Van Gogh, Van Gogh, Van Gogh
I consider myself to be a museum person, especially an art museum person. I love spending hours in a fine collection, and my interests in Western Art range from early medieval to mid-20th century. I have a soft spot for the Impressionists (yes, I know that’s so declasse), and for the post-Impressionists. I’ve always loved Van Gogh (a love enhanced by his tragic personal story.)
So I was more than a bit astonished by the current show at the Phillips Collection in DC — Van Gogh Repetitions. The relatively small, extremely well-curated show looks at the paintings that Van Gogh repeated multiple times in his career — The Postman, The Berceuse, L’Arlesienne, the Bedroom at Arles, and a few others.
I’ve studied Monet’s series. I can prattle on about haystacks and Waterloo Bridge and Rheims Cathedral, etc. But I’d *never* heard Van Gogh discussed in terms of series before. And I’d never read about the debates of which painting came first in his series.

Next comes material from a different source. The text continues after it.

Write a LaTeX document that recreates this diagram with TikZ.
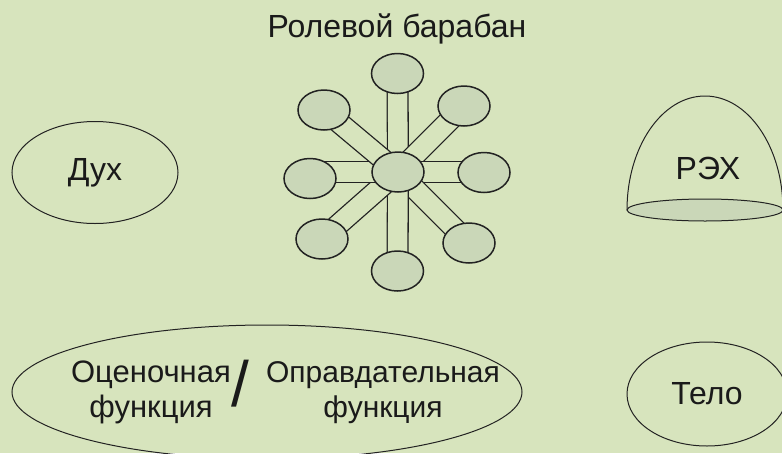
\documentclass[tikz,border=0pt]{standalone}
\usepackage{fontspec}
\setmainfont{Liberation Sans}
\usetikzlibrary{shapes.geometric,backgrounds}
\definecolor{bg}{HTML}{D7E4BD}
\definecolor{drumfill}{HTML}{CAD7B8}
\definecolor{ink}{HTML}{222222}
\definecolor{txtc}{HTML}{1A1A1A}
\begin{document}
\begin{tikzpicture}[x=1pt,y=-1pt,
  txt/.style={text=txtc, font=\fontsize{32}{35}\selectfont, inner sep=0pt},
  drum/.style={ellipse, draw=ink, line width=1.5pt, fill=drumfill,
    minimum width=52pt, minimum height=40pt, inner sep=0pt},
  bar/.style={draw=ink, line width=1.3pt, double=bg, double distance=19.5pt},
  oval/.style={ellipse, draw=ink, line width=1pt, inner sep=0pt,
    text=txtc, font=\fontsize{32}{35}\selectfont}]
\useasboundingbox (0,0) rectangle (782,453);
\begin{pgfonlayer}{background}
  \fill[bg] (0,0) rectangle (782,453);
\end{pgfonlayer}
\clip (0,0) rectangle (782,453);

% title
\node[txt, anchor=base] (title) at (397,37.3) {Ролевой барабан};

% drum
\node[drum] (c)  at (398,172) {};
\node[drum] (o1) at (397.5,73.5) {};
\node[drum] (o2) at (464,106) {};
\node[drum] (o3) at (484,172.5) {};
\node[drum] (o4) at (469,243) {};
\node[drum] (o5) at (397.5,271) {};
\node[drum] (o6) at (322,239) {};
\node[drum] (o7) at (310,178.5) {};
\node[drum] (o8) at (324,110) {};
\begin{pgfonlayer}{background}
  \draw[bar] (c.center) -- (o1.center);
  \draw[bar] (c.center) -- (o2.center);
  \draw[bar] (c.center) -- (c.center -| o3.center);
  \draw[bar] (c.center) -- (o4.center);
  \draw[bar] (c.center) -- (o5.center);
  \draw[bar] (c.center) -- (o6.center);
  \draw[bar] (c.center) -- (c.center -| o7.center);
  \draw[bar] (c.center) -- (o8.center);
\end{pgfonlayer}

% Dukh
\node[oval, minimum width=166pt, minimum height=102pt] (dukh) at (95,172.5) {Дух};

% REKh dome
\draw[ink, line width=1pt] (627,210) arc[start angle=180, end angle=0, x radius=78pt, y radius=114pt];
\node[oval, fill=drumfill, minimum width=156pt, minimum height=22pt] (base) at (705,210) {};
\node[txt] (rekh) at (708,168) {РЭХ};

% Telo
\node[oval, minimum width=160pt, minimum height=104pt] (telo) at (707,394) {Тело};

% functions
\node[oval, minimum width=510pt, minimum height=134pt] (func) at (267,392) {};
\node[txt, align=center, font=\fontsize{31}{35}\selectfont] (ots) at (151,392.3) {Оценочная\\функция};
\node[txt, font=\fontsize{64}{64}\selectfont, anchor=base] (slash) at (240.5,406.5) {/};
\node[txt, align=center, font=\fontsize{30}{35}\selectfont] (opr) at (383,392.8) {Оправдательная\\функция};
\end{tikzpicture}
\end{document}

I’d also never thought of Van Gogh as an artist who used *tools*. Sure, he used his paintbrushes and palette knives and that sort of thing. But the show presents evidence that he used special frames, to transfer the design from one version of his painting to the next. And that he set his work on a grid to facilitate other copies. The tools made him seem more like Caravaggio than like a madman throwing paint on canvas, with crows of suicide flocking in the background.
All in all, an *amazing* show. I love living in D.C.